Other work stands out simply for its conceptual and formal rigor next to some poorly conceived or amateurishly executed fare.

Pam Longobardi’s photographic series “Visible/Invisible” demonstrates this local artist’s uncanny ability to experiment with various media with confident and skillful outcomes. The artist sets a clear plastic anatomical model of the female body in varying settings: against a blue sky or soaking in a green, brackish swamp. In some cases the clear body provides a view of the sky behind it, or in other cases is filled with a collection of objects like plastic baby dolls, pine cones or a globe. The work suggests a paradox of womanhood, in which women are seen as psychologically and emotionally explained by their constituent parts.
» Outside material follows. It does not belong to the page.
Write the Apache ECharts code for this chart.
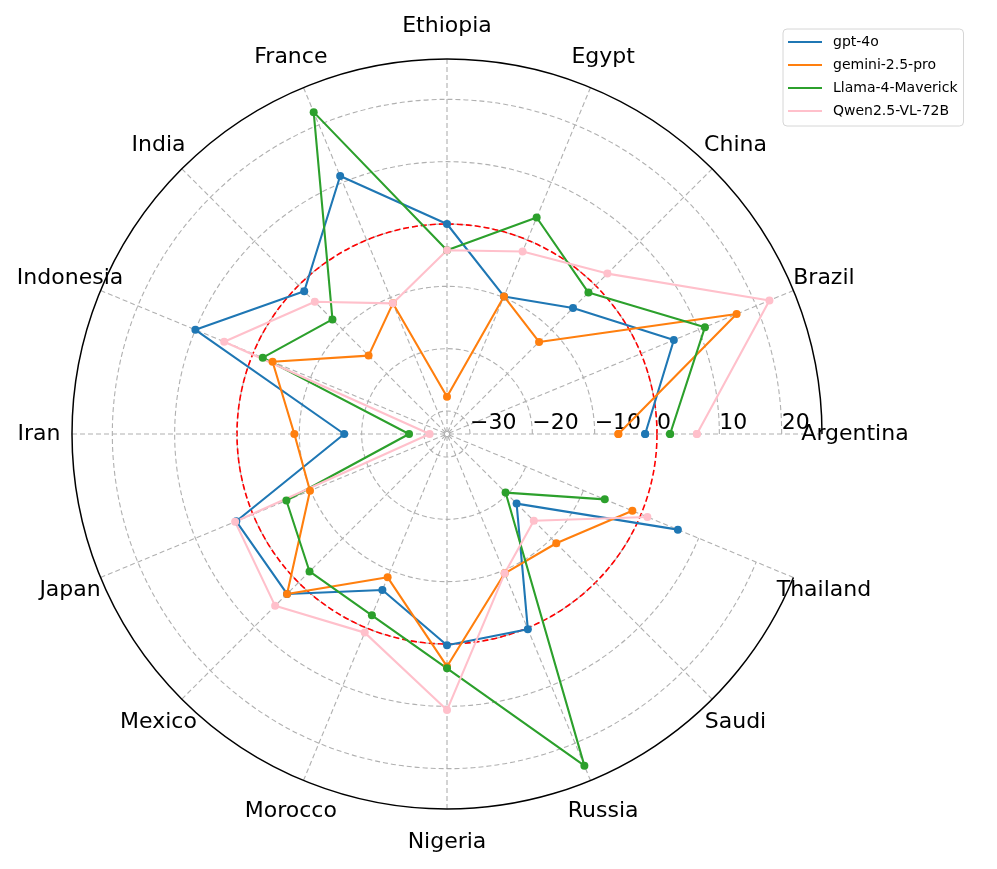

Equally enigmatic and clever is Jennifer Clifton’s photographic body of “Evidence” shot like police photos. Clifton places ordinary objects — a key, pills, spark plugs — on the same blue background, their dimensions recorded by a yellow tape measure above. The objects become representations of capricious physical reality that so often determines deeper, life-altering conditions, like the spark plugs that allow life’s forward momentum to proceed, or peter out at the side of the road.

But even the best, most provocative work in Lipstick seems to operate in a vacuum. It may pertain to the female but never coordinates with either the work around it, or the idea of the feminine deceit/armor of lipstick.

And a large portion of the art on display is simply poorly thought out and ineffectively rendered. It seems a disservice to many of the fine artists represented within to lump their individual statements into this murky whole. It is also a disservice to women in general to presume such a confused and confusing miasma of work can represent the complexity of their lives.

Lipstick runs through July 20 at City Gallery East, 675 Ponce de Leon Ave. 10 a.m. - 5 p.m. Mon. - Sat. 404-817-7956.